When I came home from Japan, I was surprised by a prompting to do the Come Follow Me readings in Japanese, and then even more surprised to realize how much Japanese I learned
reading the Book of Mormon for the challenge from President Nelson: the first chapter I read wasn't half as hard as I'd expected: I have to read it from a paper edition, which means no copy and paste into my dictionary, because it's not in the
Gospel Library app (I assume there's some copyright issue; that's typically why stuff like this happens).
So, I'm cruising along, reading in
Matthew 13: the Parable of the Sower. That explanation in the middle has always seemed odd to me: "
lest at any time they should see with their eyes, and hear with their ears, and should understand with their heart, and should be converted, and I should heal them."
And I noticed two things:
First, the Japanese makes the cause-effect relationship more apparent than the English: the people close their own eyes, they close their own ears, and their own hearts
for the purpose that they won't have to repent.
And Second --wait. I didn't remember the word "repent" being in this passage. When I looked at the English, I realized that I don't remember that word being there because... it's not. In English, it says "lest... [they] should be converted, and I should heal them." But the Japanese word here is 悔い改める。I learned to recognize it as "repent" in my Book of Mormon reading, and that's what it says if you look it up in my dictionary. But it's a compound:
悔 -- repent/regret
改 -- reformation/change/modify/renew
I can see how it could have both meanings, and that's a whole new way of looking at conversion for me. I've always thought about repenting as a sort of "I'm sorry" process that we go through with the Lord, followed by change. But this word unifies those two aspects into a single concept, a single verb.

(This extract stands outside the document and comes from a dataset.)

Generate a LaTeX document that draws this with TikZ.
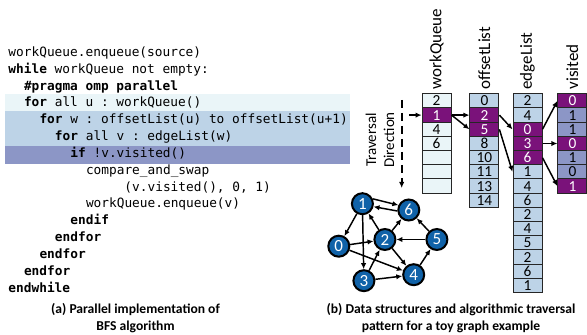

I wondered if there was anywhere else that the words repent and conversion were used interchangeably in Japanese. Surprisingly, there's not a lot of places in the New Testament where you find the word "conversion": only 8. In addition to looking at the Japanese, it would be really interesting to use Strong's Concordance to look at the Greek roots of these words, but I'm so slow at the Japanese that there's no way that I can do that tonight.